Okinoshima, petite île au sud-est du Japon, est un lieu sacré dans la culture shintoïste. Au milieu de la luxuriante verdure se trouve le sanctuaire d'Okitsu, farouchement gardé par des prêtres shintoïstes qui ne sont pas près de déroger à leurs traditions séculaires. Car Okinoshima n'est pas une île comme les autres : elle est interdite aux femmes. Jugées "impures" à cause de leurs menstruations, elles ont depuis des siècles l'interdiction de pénétrer sur l'île.
Habitée par des religieux qui s'y relaient à tour de rôle tout au long de l'année, l'île est le théâtre à chaque mois de mai d'un festival religieux auxquels seuls les hommes peuvent assister. Uniques témoins d'une tradition ancestrale, les hommes doivent eux aussi se plier à un cérémonial très strict pour espérer assister aux festivités. Ayant pour interdiction d'apporter des effets personnels sur l'île, ils ont pour obligation de se déshabiller et de se soumettre à un rituel de purification avant d'accoster sur l'île. Ils ont aussi pour interdiction d'emporter avec eux un souvenir de l'île, pas même un brin d'herbe ou une fleur. Enfin, les prêtres tentent d'empêcher les visiteurs de relater leur expérience sur l'île.
Perpétuée sur l'île d'Okinoshima par les prêtres shintoïstes, cette culture du secret - et de la discrimination envers les femmes - est en passe de faire son entrée au patrimoine mondial de l'Unesco. À la demande des autorités japonaises, le comité du patrimoine mondial se réunira au mois de juillet en Pologne pour rendre sa décision et inclure, ou non, l'île dans sa liste.

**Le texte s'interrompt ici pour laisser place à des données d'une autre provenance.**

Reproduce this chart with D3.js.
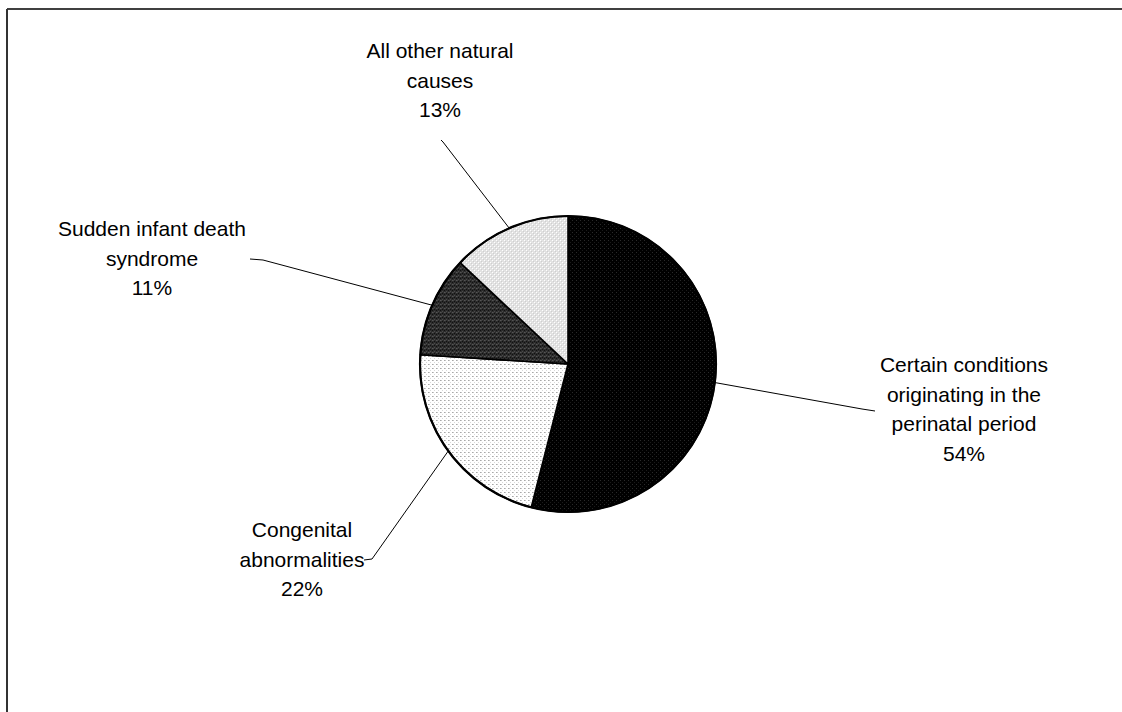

Faut-il pour autant en conclure que les prêtres d'Okinoshima permettront aux femmes de visiter l'île une fois celle-ci classée au patrimoine mondial ? Ce n'est pas à l'ordre du jour, les prêtres ayant l'intention de restreindre l'accès à l'île pour sa préservation. "Nous ne pourrons pas ouvrir Okinoshima au public même si elle est inscrite sur la liste du patrimoine mondial de l'Unesco. Les gens ne devraient pas venir la visiter par curiosité", a déclaré dans une interview Takayuki Ashizu, le prêtre en chef du Munakata Taisha, le groupe de trois sanctuaires dont fait partie celui de l'île d'Okinoshima.
"Notre position va rester inchangée, même en cas d'inscription au patrimoine mondial de l'humanité", a déclaré au Mainichi Shimbun un responsable du sanctuaire. "Le but du patrimoine mondial est de perpétuer la culture et la tradition auprès des générations futures. Nous continuerons à réglementer strictement les visites dans l'île. "La mystique de l'île a été maintenue parce que sa tradition a été observée depuis de nombreuses années", a ajouté un responsable du gouvernement municipal de Munakata.
Les femmes continueront donc de n'avoir pas droit de cité sur l'île d'Okinoshima.